▽

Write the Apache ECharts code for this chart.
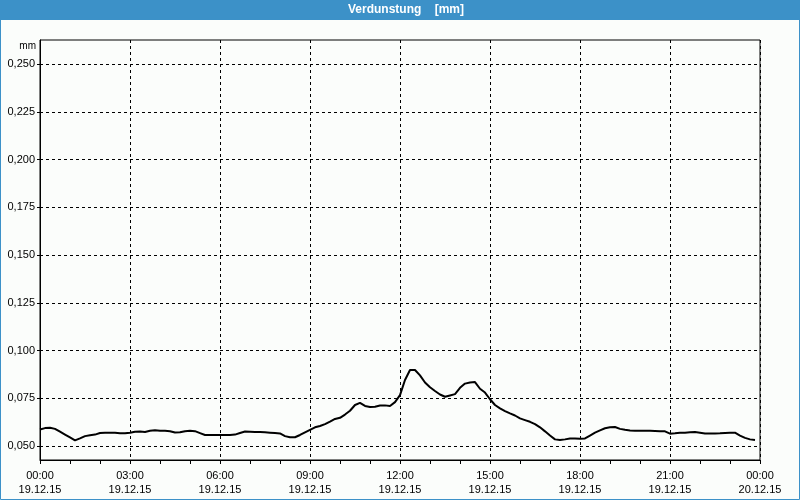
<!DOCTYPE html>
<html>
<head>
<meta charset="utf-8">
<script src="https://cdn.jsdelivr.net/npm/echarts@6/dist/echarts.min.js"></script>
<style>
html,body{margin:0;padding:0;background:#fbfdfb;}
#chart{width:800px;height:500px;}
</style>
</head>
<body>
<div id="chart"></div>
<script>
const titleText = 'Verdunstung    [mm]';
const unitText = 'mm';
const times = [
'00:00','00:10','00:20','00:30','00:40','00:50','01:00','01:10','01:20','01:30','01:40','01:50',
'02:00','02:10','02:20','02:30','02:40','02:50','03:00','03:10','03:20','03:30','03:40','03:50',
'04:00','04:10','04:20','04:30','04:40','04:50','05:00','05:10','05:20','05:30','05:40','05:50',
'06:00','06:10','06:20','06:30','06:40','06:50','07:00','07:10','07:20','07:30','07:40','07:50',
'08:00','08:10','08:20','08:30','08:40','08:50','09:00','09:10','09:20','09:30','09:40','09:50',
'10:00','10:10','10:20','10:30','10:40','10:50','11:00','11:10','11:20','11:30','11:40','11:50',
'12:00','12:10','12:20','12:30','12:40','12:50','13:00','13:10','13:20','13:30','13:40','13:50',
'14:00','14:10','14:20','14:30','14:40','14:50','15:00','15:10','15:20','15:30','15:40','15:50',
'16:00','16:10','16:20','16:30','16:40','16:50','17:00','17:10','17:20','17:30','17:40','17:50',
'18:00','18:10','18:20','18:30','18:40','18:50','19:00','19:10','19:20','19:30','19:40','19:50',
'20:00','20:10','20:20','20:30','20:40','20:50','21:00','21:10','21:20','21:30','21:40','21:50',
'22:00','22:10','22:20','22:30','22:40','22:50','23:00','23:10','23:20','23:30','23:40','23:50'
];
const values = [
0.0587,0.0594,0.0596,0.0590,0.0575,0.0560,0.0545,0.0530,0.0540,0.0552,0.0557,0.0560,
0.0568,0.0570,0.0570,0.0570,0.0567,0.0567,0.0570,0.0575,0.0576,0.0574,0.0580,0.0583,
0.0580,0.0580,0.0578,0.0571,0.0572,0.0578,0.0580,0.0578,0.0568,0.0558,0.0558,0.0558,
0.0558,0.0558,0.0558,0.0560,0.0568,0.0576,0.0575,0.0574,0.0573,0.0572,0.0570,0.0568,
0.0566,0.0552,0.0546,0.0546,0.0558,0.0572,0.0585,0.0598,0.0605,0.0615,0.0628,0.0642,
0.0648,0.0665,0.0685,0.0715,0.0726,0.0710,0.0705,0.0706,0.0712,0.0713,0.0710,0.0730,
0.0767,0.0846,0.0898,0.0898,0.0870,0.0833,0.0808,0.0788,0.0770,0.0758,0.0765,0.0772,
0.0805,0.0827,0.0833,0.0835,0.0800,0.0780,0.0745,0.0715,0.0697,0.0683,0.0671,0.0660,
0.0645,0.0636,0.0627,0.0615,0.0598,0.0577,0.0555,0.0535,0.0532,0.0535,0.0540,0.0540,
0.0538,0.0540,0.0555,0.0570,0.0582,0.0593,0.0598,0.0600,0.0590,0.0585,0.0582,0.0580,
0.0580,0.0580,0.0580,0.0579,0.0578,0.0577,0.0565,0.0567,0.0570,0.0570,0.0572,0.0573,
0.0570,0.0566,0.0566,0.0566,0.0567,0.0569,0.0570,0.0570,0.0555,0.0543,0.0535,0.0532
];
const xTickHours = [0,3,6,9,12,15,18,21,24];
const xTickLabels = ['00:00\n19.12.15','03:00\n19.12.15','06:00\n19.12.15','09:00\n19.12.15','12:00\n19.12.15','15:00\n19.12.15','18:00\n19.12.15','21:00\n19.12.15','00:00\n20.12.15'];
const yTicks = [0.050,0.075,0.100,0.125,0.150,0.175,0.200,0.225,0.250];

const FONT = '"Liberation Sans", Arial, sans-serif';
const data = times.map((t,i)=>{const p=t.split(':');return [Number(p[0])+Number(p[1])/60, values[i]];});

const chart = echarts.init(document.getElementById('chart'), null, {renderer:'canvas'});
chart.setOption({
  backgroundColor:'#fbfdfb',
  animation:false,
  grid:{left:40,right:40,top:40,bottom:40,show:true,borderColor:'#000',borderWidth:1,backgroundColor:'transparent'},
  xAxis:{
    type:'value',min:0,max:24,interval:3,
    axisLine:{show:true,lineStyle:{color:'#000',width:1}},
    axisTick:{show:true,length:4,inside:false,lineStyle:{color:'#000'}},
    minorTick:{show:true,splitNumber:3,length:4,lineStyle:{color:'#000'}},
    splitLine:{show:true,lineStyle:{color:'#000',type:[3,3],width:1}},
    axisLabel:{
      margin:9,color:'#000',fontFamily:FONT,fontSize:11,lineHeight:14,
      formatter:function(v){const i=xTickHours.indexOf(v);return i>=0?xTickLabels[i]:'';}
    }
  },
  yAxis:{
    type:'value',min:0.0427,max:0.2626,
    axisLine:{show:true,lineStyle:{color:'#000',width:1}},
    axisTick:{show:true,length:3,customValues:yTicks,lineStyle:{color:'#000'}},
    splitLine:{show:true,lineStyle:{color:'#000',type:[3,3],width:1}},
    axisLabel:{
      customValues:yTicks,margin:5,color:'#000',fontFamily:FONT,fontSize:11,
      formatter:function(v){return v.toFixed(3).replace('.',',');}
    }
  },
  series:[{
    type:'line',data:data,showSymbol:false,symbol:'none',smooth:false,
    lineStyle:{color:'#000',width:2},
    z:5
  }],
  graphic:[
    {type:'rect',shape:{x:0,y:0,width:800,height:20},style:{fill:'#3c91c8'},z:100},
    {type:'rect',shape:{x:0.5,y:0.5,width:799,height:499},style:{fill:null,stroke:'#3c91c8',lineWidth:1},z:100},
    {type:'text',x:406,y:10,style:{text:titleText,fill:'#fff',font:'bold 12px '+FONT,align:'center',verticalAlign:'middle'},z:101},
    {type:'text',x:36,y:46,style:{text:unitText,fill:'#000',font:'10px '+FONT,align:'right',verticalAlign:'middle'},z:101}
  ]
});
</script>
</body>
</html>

△

▶ **Directions**
Reproduce the listing word for word and omit its pictures.

▶ **Problem solution**
Write the Apache ECharts code for this chart.
<!DOCTYPE html>
<html>
<head>
<meta charset="utf-8">
<script src="https://cdn.jsdelivr.net/npm/echarts@6/dist/echarts.min.js"></script>
<style>
html,body{margin:0;padding:0;background:#fbfdfb;}
#chart{width:800px;height:500px;}
</style>
</head>
<body>
<div id="chart"></div>
<script>
const titleText = 'Verdunstung    [mm]';
const unitText = 'mm';
const times = [
'00:00','00:10','00:20','00:30','00:40','00:50','01:00','01:10','01:20','01:30','01:40','01:50',
'02:00','02:10','02:20','02:30','02:40','02:50','03:00','03:10','03:20','03:30','03:40','03:50',
'04:00','04:10','04:20','04:30','04:40','04:50','05:00','05:10','05:20','05:30','05:40','05:50',
'06:00','06:10','06:20','06:30','06:40','06:50','07:00','07:10','07:20','07:30','07:40','07:50',
'08:00','08:10','08:20','08:30','08:40','08:50','09:00','09:10','09:20','09:30','09:40','09:50',
'10:00','10:10','10:20','10:30','10:40','10:50','11:00','11:10','11:20','11:30','11:40','11:50',
'12:00','12:10','12:20','12:30','12:40','12:50','13:00','13:10','13:20','13:30','13:40','13:50',
'14:00','14:10','14:20','14:30','14:40','14:50','15:00','15:10','15:20','15:30','15:40','15:50',
'16:00','16:10','16:20','16:30','16:40','16:50','17:00','17:10','17:20','17:30','17:40','17:50',
'18:00','18:10','18:20','18:30','18:40','18:50','19:00','19:10','19:20','19:30','19:40','19:50',
'20:00','20:10','20:20','20:30','20:40','20:50','21:00','21:10','21:20','21:30','21:40','21:50',
'22:00','22:10','22:20','22:30','22:40','22:50','23:00','23:10','23:20','23:30','23:40','23:50'
];
const values = [
0.0587,0.0594,0.0596,0.0590,0.0575,0.0560,0.0545,0.0530,0.0540,0.0552,0.0557,0.0560,
0.0568,0.0570,0.0570,0.0570,0.0567,0.0567,0.0570,0.0575,0.0576,0.0574,0.0580,0.0583,
0.0580,0.0580,0.0578,0.0571,0.0572,0.0578,0.0580,0.0578,0.0568,0.0558,0.0558,0.0558,
0.0558,0.0558,0.0558,0.0560,0.0568,0.0576,0.0575,0.0574,0.0573,0.0572,0.0570,0.0568,
0.0566,0.0552,0.0546,0.0546,0.0558,0.0572,0.0585,0.0598,0.0605,0.0615,0.0628,0.0642,
0.0648,0.0665,0.0685,0.0715,0.0726,0.0710,0.0705,0.0706,0.0712,0.0713,0.0710,0.0730,
0.0767,0.0846,0.0898,0.0898,0.0870,0.0833,0.0808,0.0788,0.0770,0.0758,0.0765,0.0772,
0.0805,0.0827,0.0833,0.0835,0.0800,0.0780,0.0745,0.0715,0.0697,0.0683,0.0671,0.0660,
0.0645,0.0636,0.0627,0.0615,0.0598,0.0577,0.0555,0.0535,0.0532,0.0535,0.0540,0.0540,
0.0538,0.0540,0.0555,0.0570,0.0582,0.0593,0.0598,0.0600,0.0590,0.0585,0.0582,0.0580,
0.0580,0.0580,0.0580,0.0579,0.0578,0.0577,0.0565,0.0567,0.0570,0.0570,0.0572,0.0573,
0.0570,0.0566,0.0566,0.0566,0.0567,0.0569,0.0570,0.0570,0.0555,0.0543,0.0535,0.0532
];
const xTickHours = [0,3,6,9,12,15,18,21,24];
const xTickLabels = ['00:00\n19.12.15','03:00\n19.12.15','06:00\n19.12.15','09:00\n19.12.15','12:00\n19.12.15','15:00\n19.12.15','18:00\n19.12.15','21:00\n19.12.15','00:00\n20.12.15'];
const yTicks = [0.050,0.075,0.100,0.125,0.150,0.175,0.200,0.225,0.250];

const FONT = '"Liberation Sans", Arial, sans-serif';
const data = times.map((t,i)=>{const p=t.split(':');return [Number(p[0])+Number(p[1])/60, values[i]];});

const chart = echarts.init(document.getElementById('chart'), null, {renderer:'canvas'});
chart.setOption({
  backgroundColor:'#fbfdfb',
  animation:false,
  grid:{left:40,right:40,top:40,bottom:40,show:true,borderColor:'#000',borderWidth:1,backgroundColor:'transparent'},
  xAxis:{
    type:'value',min:0,max:24,interval:3,
    axisLine:{show:true,lineStyle:{color:'#000',width:1}},
    axisTick:{show:true,length:4,inside:false,lineStyle:{color:'#000'}},
    minorTick:{show:true,splitNumber:3,length:4,lineStyle:{color:'#000'}},
    splitLine:{show:true,lineStyle:{color:'#000',type:[3,3],width:1}},
    axisLabel:{
      margin:9,color:'#000',fontFamily:FONT,fontSize:11,lineHeight:14,
      formatter:function(v){const i=xTickHours.indexOf(v);return i>=0?xTickLabels[i]:'';}
    }
  },
  yAxis:{
    type:'value',min:0.0427,max:0.2626,
    axisLine:{show:true,lineStyle:{color:'#000',width:1}},
    axisTick:{show:true,length:3,customValues:yTicks,lineStyle:{color:'#000'}},
    splitLine:{show:true,lineStyle:{color:'#000',type:[3,3],width:1}},
    axisLabel:{
      customValues:yTicks,margin:5,color:'#000',fontFamily:FONT,fontSize:11,
      formatter:function(v){return v.toFixed(3).replace('.',',');}
    }
  },
  series:[{
    type:'line',data:data,showSymbol:false,symbol:'none',smooth:false,
    lineStyle:{color:'#000',width:2},
    z:5
  }],
  graphic:[
    {type:'rect',shape:{x:0,y:0,width:800,height:20},style:{fill:'#3c91c8'},z:100},
    {type:'rect',shape:{x:0.5,y:0.5,width:799,height:499},style:{fill:null,stroke:'#3c91c8',lineWidth:1},z:100},
    {type:'text',x:406,y:10,style:{text:titleText,fill:'#fff',font:'bold 12px '+FONT,align:'center',verticalAlign:'middle'},z:101},
    {type:'text',x:36,y:46,style:{text:unitText,fill:'#000',font:'10px '+FONT,align:'right',verticalAlign:'middle'},z:101}
  ]
});
</script>
</body>
</html>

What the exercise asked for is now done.